## Records for this exercise
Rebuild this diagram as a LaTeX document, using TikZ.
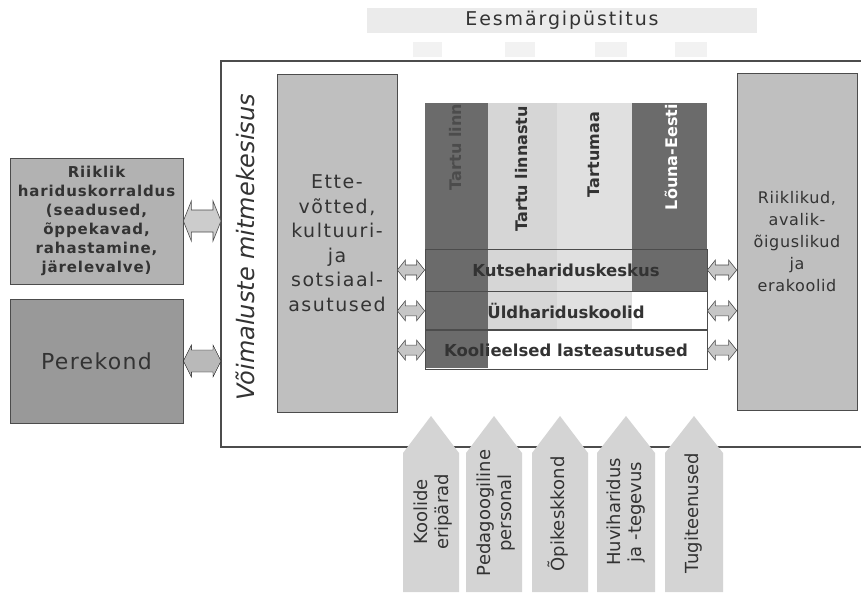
\documentclass[tikz,border=0pt]{standalone}
\usepackage{fontspec}
\setmainfont{DejaVu Sans}
\usetikzlibrary{positioning,calc}

\definecolor{inkgray}{gray}{0.2}
\definecolor{linegray}{gray}{0.3}
\definecolor{boxgray}{gray}{0.75}
\definecolor{rulegray}{gray}{0.70}
\definecolor{famgray}{gray}{0.60}
\definecolor{coldark}{gray}{0.42}
\definecolor{collight}{gray}{0.84}
\definecolor{colpale}{gray}{0.88}
\definecolor{arrowgray}{gray}{0.83}
\definecolor{bannergray}{gray}{0.92}
\definecolor{stubgray}{gray}{0.95}

\tikzset{
  two way/.style args={#1/#2/#3}{to path={let \p1=(\tikztostart), \p2=(\tikztotarget) in
    (\x1,\y1) -- (\x1+#1,\y1+#2) -- (\x1+#1,\y1+#3) -- (\x2-#1,\y1+#3)
    -- (\x2-#1,\y1+#2) -- (\x2,\y1) -- (\x2-#1,\y1-#2) -- (\x2-#1,\y1-#3)
    -- (\x1+#1,\y1-#3) -- (\x1+#1,\y1-#2) -- cycle}}
}

\begin{document}
\begin{tikzpicture}[x=1pt,y=-1pt,
    box node/.style={draw=linegray, line width=0.7pt, align=center, inner sep=0pt, text=inkgray},
    col node/.style={anchor=north west, inner sep=0pt, outer sep=0pt},
    col label/.style={rotate=90, anchor=east, inner sep=0pt, font=\bfseries\fontsize{16}{18}\selectfont},
    row node/.style={draw=linegray, line width=0.8pt, minimum width=282pt, inner sep=0pt,
      text=inkgray, font=\bfseries\fontsize{16.5}{18}\selectfont},
    small arrow/.style={draw=linegray, line width=0.6pt, fill=gray!45, two way=8pt/10pt/5pt},
    big arrow/.style={draw=linegray, line width=0.6pt, fill=gray!40, two way=8pt/20pt/11pt},
    fam arrow/.style={fill=gray!55, two way=8pt/16pt/11pt},
    up arrow/.style={fill=arrowgray},
    arrow label/.style={rotate=90, align=center, inner sep=0pt, text=inkgray,
      font=\fontsize{18}{21}\selectfont}]
 \useasboundingbox (0,0) rectangle (861,592);
 \fill[white] (0,0) rectangle (861,592);

 % goal on top
 \node[fill=bannergray, minimum width=390pt, minimum height=25pt, text=inkgray,
   font=\addfontfeature{LetterSpace=10}\fontsize{19}{22}\selectfont] (goal) at (562,20.5) {Eesmärgipüstitus};
 \fill[stubgray] (413,42) rectangle (442,57);
 \fill[stubgray] (505,42) rectangle (535,57);
 \fill[stubgray] (595,42) rectangle (627,57);
 \fill[stubgray] (675,42) rectangle (707,57);

 % frame
 \draw[linegray, line width=1.3pt] (861,61) -| (221,447) -- (861,447);
 \node[rotate=90, inner sep=0pt, text=inkgray, font=\itshape\fontsize{24}{28}\selectfont] (vm) at (245,247) {Võimaluste mitmekesisus};

 % side boxes
 \node[box node, fill=boxgray, minimum width=120pt, minimum height=338pt,
   font=\addfontfeature{LetterSpace=8}\fontsize{19}{24.5}\selectfont] (ette) at (337,243)
   {Ette-\\võtted,\\kultuuri-\\ja\\sotsiaal-\\asutused};
 \node[box node, fill=boxgray, minimum width=120pt, minimum height=337pt,
   font=\addfontfeature{LetterSpace=4}\fontsize{16}{22}\selectfont] (riigi) at (797,241.5)
   {Riiklikud,\\avalik-\\õiguslikud\\ja\\erakoolid};
 \node[box node, fill=rulegray, minimum width=173pt, minimum height=126pt,
   font=\bfseries\addfontfeature{LetterSpace=6}\fontsize{15}{19}\selectfont] (riik) at (96.5,221)
   {Riiklik\\hariduskorraldus\\(seadused,\\õppekavad,\\rahastamine,\\järelevalve)};
 \node[box node, fill=famgray, minimum width=173pt, minimum height=124pt,
   font=\addfontfeature{LetterSpace=6}\fontsize{22}{26}\selectfont] (perek) at (96.5,361) {Perekond};

 % regions
 \node[col node, fill=coldark, minimum width=63pt, minimum height=265pt] (c1) at (425,103) {};
 \node[col node, fill=collight, minimum width=69pt, minimum height=226pt] (c2) at (488,103) {};
 \node[col node, fill=colpale, minimum width=75pt, minimum height=226pt] (c3) at (557,103) {};
 \node[col node, fill=coldark, minimum width=75pt, minimum height=188pt] (c4) at (632,103) {};
 \node[col label, text=gray!60!black] (l1) at (456,104) {Tartu linn};
 \node[col label, text=inkgray] (l2) at (522,106) {Tartu linnastu};
 \node[col label, text=inkgray] (l3) at (594,112) {Tartumaa};
 \node[col label, text=white] (l4) at (671,104) {Lõuna-Eesti};

 % school levels
 \node[row node, minimum height=42pt] (r1) at (566,270) {Kutsehariduskeskus};
 \node[row node, minimum height=38pt, below=0pt of r1] (r2) {Üldhariduskoolid};
 \node[row node, minimum height=39pt, below=0pt of r2] (r3) {Koolieelsed lasteasutused};

 % links
 \draw[small arrow] (ette.east |- r1.center) to (r1.west);
 \draw[small arrow] (ette.east |- r2.center) to (r2.west);
 \draw[small arrow] (ette.east |- r3.center) to (r3.west);
 \draw[small arrow] (r1.east) to (riigi.west |- r1.center);
 \draw[small arrow] (r2.east) to (riigi.west |- r2.center);
 \draw[small arrow] (r3.east) to (riigi.west |- r3.center);
 \coordinate (fr1) at (221,221);
 \coordinate (fr2) at (221,361);
 \draw[big arrow] (riik.east) to (fr1);
 \draw[fam arrow] (perek.east) to (fr2);

 % inputs from below
 \fill[up arrow] (403,592) -- (403,453) -- (431,416) -- (459,453) -- (459,592) -- cycle;
 \fill[up arrow] (466,592) -- (466,453) -- (494,416) -- (522,453) -- (522,592) -- cycle;
 \fill[up arrow] (532,592) -- (532,453) -- (560,416) -- (588,453) -- (588,592) -- cycle;
 \fill[up arrow] (597,592) -- (597,453) -- (626,416) -- (655,453) -- (655,592) -- cycle;
 \fill[up arrow] (665,592) -- (665,453) -- (694,416) -- (723,453) -- (723,592) -- cycle;
 \node[arrow label] (k1) at (433,512) {Koolide\\eripärad};
 \node[arrow label] (k2) at (496,513) {Pedagoogiline\\personal};
 \node[arrow label] (k3) at (558,514) {Õpikeskkond};
 \node[arrow label] (k4) at (626,512) {Huviharidus\\ja -tegevus};
 \node[arrow label] (k5) at (694,513) {Tugiteenused};
\end{tikzpicture}
\end{document}
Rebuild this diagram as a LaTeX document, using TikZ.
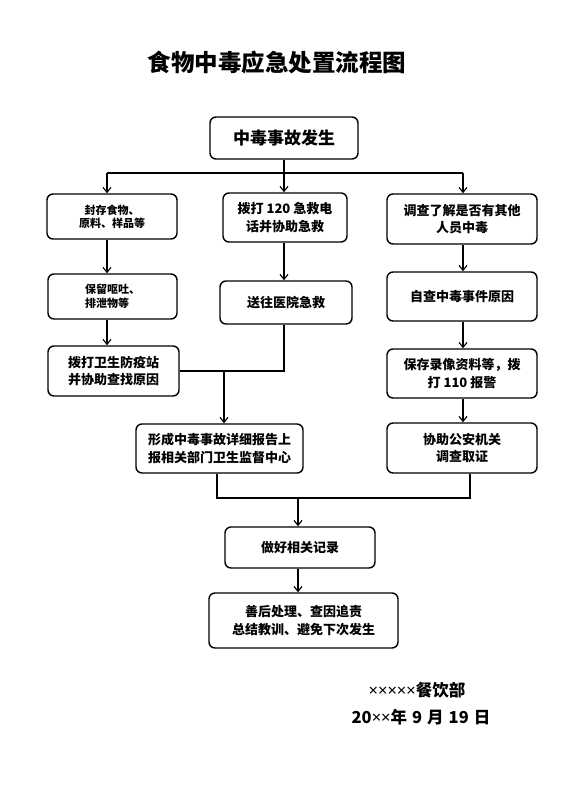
\documentclass[tikz,border=0pt]{standalone}
\usepackage{fontspec}
\setmainfont{Noto Sans CJK SC}
\newfontfamily\latfont{Noto Sans}
\newcommand{\tms}{{\latfont\bfseries ×}}
\usetikzlibrary{arrows.meta}
\tikzset{
  box/.style={draw, line width=1.4pt, rounded corners=6pt, align=center, inner sep=0pt, fill=white},
  txt/.style={font=\bfseries\fontsize{13}{17.5}\selectfont},
  small/.style={font=\bfseries\fontsize{11}{13.5}\selectfont},
  foot/.style={font=\bfseries\fontsize{16.5}{19}\selectfont},
  conn/.style={line width=1.2pt},
  arr/.style={conn, -{Straight Barb[length=5pt,width=8pt,line width=1.1pt]}},
}
\begin{document}
\begin{tikzpicture}[x=1pt,y=-1pt]
\useasboundingbox (0,0) rectangle (560,792);
\node[font=\bfseries\fontsize{23.5}{26}\selectfont] (title) at (277,62) {食物中毒应急处置流程图};

\node[box, font=\bfseries\fontsize{17}{20}\selectfont, minimum width=148pt, minimum height=42pt] (n1) at (284,138) {中毒事故发生};

\node[box, small, minimum width=130pt, minimum height=45pt] (L1) at (112,216.5) {封存食物、\\原料、样品等};
\node[box, txt, minimum width=124pt, minimum height=49pt] (M1) at (285,217.5) {拨打 120 急救电\\话并协助急救};
\node[box, txt, minimum width=150pt, minimum height=50pt] (R1) at (462,219) {调查了解是否有其他\\人员中毒};

\node[box, small, align=left, minimum width=129pt, minimum height=45pt] (L2) at (112.5,296.5) {保留呕吐、\\排泄物等\hspace*{9pt}};
\node[box, txt, minimum width=132pt, minimum height=43pt] (M2) at (286,302.5) {送往医院急救};
\node[box, txt, minimum width=150pt, minimum height=49pt] (R2) at (462,296.5) {自查中毒事件原因};

\node[box, txt, minimum width=131pt, minimum height=50pt] (L3) at (113.5,371) {拨打卫生防疫站\\并协助查找原因};
\node[box, txt, minimum width=150pt, minimum height=49pt] (R3) at (462,373.5) {保存录像资料等，拨\\打 110 报警};

\node[box, txt, minimum width=167pt, minimum height=49pt] (F) at (219.5,448.5) {形成中毒事故详细报告上\\报相关部门卫生监督中心};
\node[box, txt, minimum width=150pt, minimum height=50pt] (R4) at (462,448) {协助公安机关\\调查取证};

\node[box, txt, minimum width=150pt, minimum height=41pt] (D) at (300,547.5) {做好相关记录};
\node[box, txt, minimum width=189pt, minimum height=55pt] (S) at (303.5,620.5) {善后处理、查因追责\\总结教训、避免下次发生};

\node[foot] (org) at (417,690) {\tms\tms\tms\tms\tms 餐饮部};
\node[foot] (date) at (421,717) {20\tms\tms 年\hspace{5pt}9\hspace{5pt}月\hspace{5pt}19\hspace{5pt}日};

% junctions
\coordinate (jl) at (107,173);
\coordinate (jm) at (284,173);
\coordinate (jr) at (463,173);
\coordinate (jf) at (224,371);
\coordinate (bl) at (217,498);
\coordinate (br) at (470,498);
\coordinate (bd) at (298,498);

\draw[conn] (n1.south) -- (jm);
\draw[conn] (jl) -- (jr);
\draw[arr] (jl) -- (jl |- L1.north);
\draw[arr] (jm) -- (jm |- M1.north);
\draw[arr] (jr) -- (jr |- R1.north);

\draw[arr] (jl |- L1.south) -- (jl |- L2.north);
\draw[arr] (jl |- L2.south) -- (jl |- L3.north);
\draw[arr] (jm |- M1.south) -- (jm |- M2.north);
\draw[arr] (jr |- R1.south) -- (jr |- R2.north);
\draw[arr] (jr |- R2.south) -- (jr |- R3.north);
\draw[arr] (jr |- R3.south) -- (jr |- R4.north);

\draw[conn] (jm |- M2.south) |- (L3.east);
\draw[arr] (jf) -- (jf |- F.north);

\draw[conn] (bl |- F.south) -- (bl) -- (br) -- (br |- R4.south);
\draw[arr] (bd) -- (bd |- D.north);
\draw[arr] (bd |- D.south) -- (bd |- S.north);
\end{tikzpicture}
\end{document}
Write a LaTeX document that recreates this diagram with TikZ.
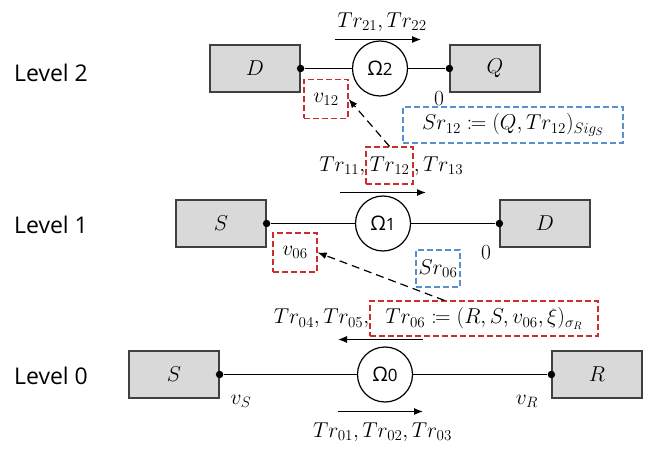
\RequirePackage{fix-cm}
\documentclass[tikz,border=0pt]{standalone}
\usepackage{amsmath,amssymb,mathtools}
\usepackage{fontspec}
\newfontfamily\levelfont{Open Sans}
\usetikzlibrary{arrows.meta,positioning,calc}
\definecolor{boxgray}{RGB}{217,217,217}
\definecolor{sigred}{RGB}{204,45,45}
\definecolor{sigblue}{RGB}{86,145,205}
\tikzset{party/.style={rectangle,draw=black!75,fill=boxgray,line width=1.2pt,
      minimum width=90pt,minimum height=47pt,inner sep=0pt},
    channel/.style={circle,draw=black,fill=white,line width=1.2pt,minimum size=55pt,
      inner sep=0pt,font=\levelfont\fontsize{20}{24}\selectfont},
    port/.style={circle,fill=black,minimum size=7.5pt,inner sep=0pt},
    redbox/.style={rectangle,draw=sigred,line width=1.2pt,dash pattern=on 6pt off 3pt,inner sep=0pt},
    bluebox/.style={rectangle,draw=sigblue,line width=1.2pt,dash pattern=on 6pt off 3pt,inner sep=0pt},
    level/.style={font=\levelfont\fontsize{23}{27}\selectfont},
    link/.style={draw,line width=1.2pt},
    flow/.style={-{Latex[length=9pt,width=7pt]},line width=1.2pt},
    sigarrow/.style={-{Latex[length=9pt,width=7pt]},line width=1.2pt,dash pattern=on 8pt off 5pt}}
\newcommand{\chlabel}[1]{Ω{\fontsize{17}{20}\selectfont #1}}

\begin{document}
\begin{tikzpicture}[
    x=1pt, y=-1pt,
    every node/.style={font=\fontsize{21.5}{26}\selectfont},
  ]
  \useasboundingbox (0,0) rectangle (664,457);

  % Level labels
  \node[level] (lv2) at (51,73) {Level 2};
  \node[level] (lv1) at (51,225) {Level 1};
  \node[level] (lv0) at (51,376) {Level 0};

  % Level 2
  \node[party] (d2) at (255,68.5) {$D$};
  \node[party] (q2) at (495,68.5) {$Q$};
  \node[channel] (om2) at (380,68.5) {\chlabel{2}};
  \node[port] (d2p) at (d2.east) {};
  \node[port] (q2p) at (q2.west) {};
  \draw[link] (d2p) -- (om2) -- (q2p);
  \coordinate (f2s) at (335,39.5);
  \coordinate (f2e) at (421,39.5);
  \draw[flow] (f2s) -- (f2e);
  \node (t2) at (382,22) {$Tr_{21}, Tr_{22}$};
  \node[redbox, minimum width=44pt, minimum height=39pt] (v12) at (326,99) {$v_{12}$};
  \node (z2) at (439,99) {$0$};
  \node[bluebox, minimum width=220pt, minimum height=36pt] (sr12) at (513,125)
    {$Sr_{12} \coloneqq (Q, Tr_{12})_{Sig_S}$};

  % Level 1
  \node[party] (s1) at (221,223.5) {$S$};
  \node[party] (d1) at (545,223.5) {$D$};
  \node[channel] (om1) at (383,223.5) {\chlabel{1}};
  \node[port] (s1p) at (s1.east) {};
  \node[port] (d1p) at (d1.west) {};
  \draw[link] (s1p) -- (om1) -- (d1p);
  \coordinate (f1s) at (340,192.5);
  \coordinate (f1e) at (426,192.5);
  \draw[flow] (f1s) -- (f1e);
  \node[redbox, minimum width=47pt, minimum height=37pt] (tr12) at (389.5,165.5) {$Tr_{12}$};
  \node[anchor=base east, inner sep=0pt] (t11) at (tr12.base west) {$Tr_{11},$};
  \node[anchor=base west, inner sep=0pt] (t13) at (tr12.base east) {$, Tr_{13}$};
  \draw[sigarrow] (tr12.north) -- (v12.east);
  \node[redbox, minimum width=44pt, minimum height=39pt] (v06) at (295,252.5) {$v_{06}$};
  \node (z1) at (486,253) {$0$};
  \node[bluebox, minimum width=44pt, minimum height=37pt] (sr06) at (438,268.5) {$Sr_{06}$};

  % Level 0
  \node[party] (s0) at (174,374.5) {$S$};
  \node[party] (r0) at (597,374.5) {$R$};
  \node[channel] (om0) at (385,374.5) {\chlabel{0}};
  \node[port] (s0p) at (s0.east) {};
  \node[port] (r0p) at (r0.west) {};
  \draw[link] (s0p) -- (om0) -- (r0p);
  \node (vs) at (241,401) {$v_S$};
  \node (vr) at (527,401) {$v_R$};
  \coordinate (f0s) at (338,411.5);
  \coordinate (f0e) at (423,411.5);
  \draw[flow] (f0s) -- (f0e);
  \node (t01) at (382.5,432) {$Tr_{01}, Tr_{02}, Tr_{03}$};
  \coordinate (b0s) at (423,339.5);
  \coordinate (b0e) at (338,339.5);
  \draw[flow] (b0s) -- (b0e);
  \node[redbox, minimum width=228pt, minimum height=35pt] (tr06) at (484,318.5)
    {$Tr_{06} \coloneqq (R, S, v_{06}, \xi)_{\sigma_R}$};
  \node[anchor=base east, inner sep=0pt] (t04) at (tr06.base west) {$Tr_{04}, Tr_{05},$};
  \draw[sigarrow] ([xshift=75pt]tr06.north west) -- (v06.east);
\end{tikzpicture}
\end{document}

## Challenge
Using the entries above, repeat exactly the lines from the one with "Write a LaTeX" to the one with "(0,0) rectangle (664,457);", both included, and leave the pictures behind.

## Exercise output
Write a LaTeX document that recreates this diagram with TikZ.
\RequirePackage{fix-cm}
\documentclass[tikz,border=0pt]{standalone}
\usepackage{amsmath,amssymb,mathtools}
\usepackage{fontspec}
\newfontfamily\levelfont{Open Sans}
\usetikzlibrary{arrows.meta,positioning,calc}
\definecolor{boxgray}{RGB}{217,217,217}
\definecolor{sigred}{RGB}{204,45,45}
\definecolor{sigblue}{RGB}{86,145,205}
\tikzset{party/.style={rectangle,draw=black!75,fill=boxgray,line width=1.2pt,
      minimum width=90pt,minimum height=47pt,inner sep=0pt},
    channel/.style={circle,draw=black,fill=white,line width=1.2pt,minimum size=55pt,
      inner sep=0pt,font=\levelfont\fontsize{20}{24}\selectfont},
    port/.style={circle,fill=black,minimum size=7.5pt,inner sep=0pt},
    redbox/.style={rectangle,draw=sigred,line width=1.2pt,dash pattern=on 6pt off 3pt,inner sep=0pt},
    bluebox/.style={rectangle,draw=sigblue,line width=1.2pt,dash pattern=on 6pt off 3pt,inner sep=0pt},
    level/.style={font=\levelfont\fontsize{23}{27}\selectfont},
    link/.style={draw,line width=1.2pt},
    flow/.style={-{Latex[length=9pt,width=7pt]},line width=1.2pt},
    sigarrow/.style={-{Latex[length=9pt,width=7pt]},line width=1.2pt,dash pattern=on 8pt off 5pt}}
\newcommand{\chlabel}[1]{Ω{\fontsize{17}{20}\selectfont #1}}

\begin{document}
\begin{tikzpicture}[
    x=1pt, y=-1pt,
    every node/.style={font=\fontsize{21.5}{26}\selectfont},
  ]
  \useasboundingbox (0,0) rectangle (664,457);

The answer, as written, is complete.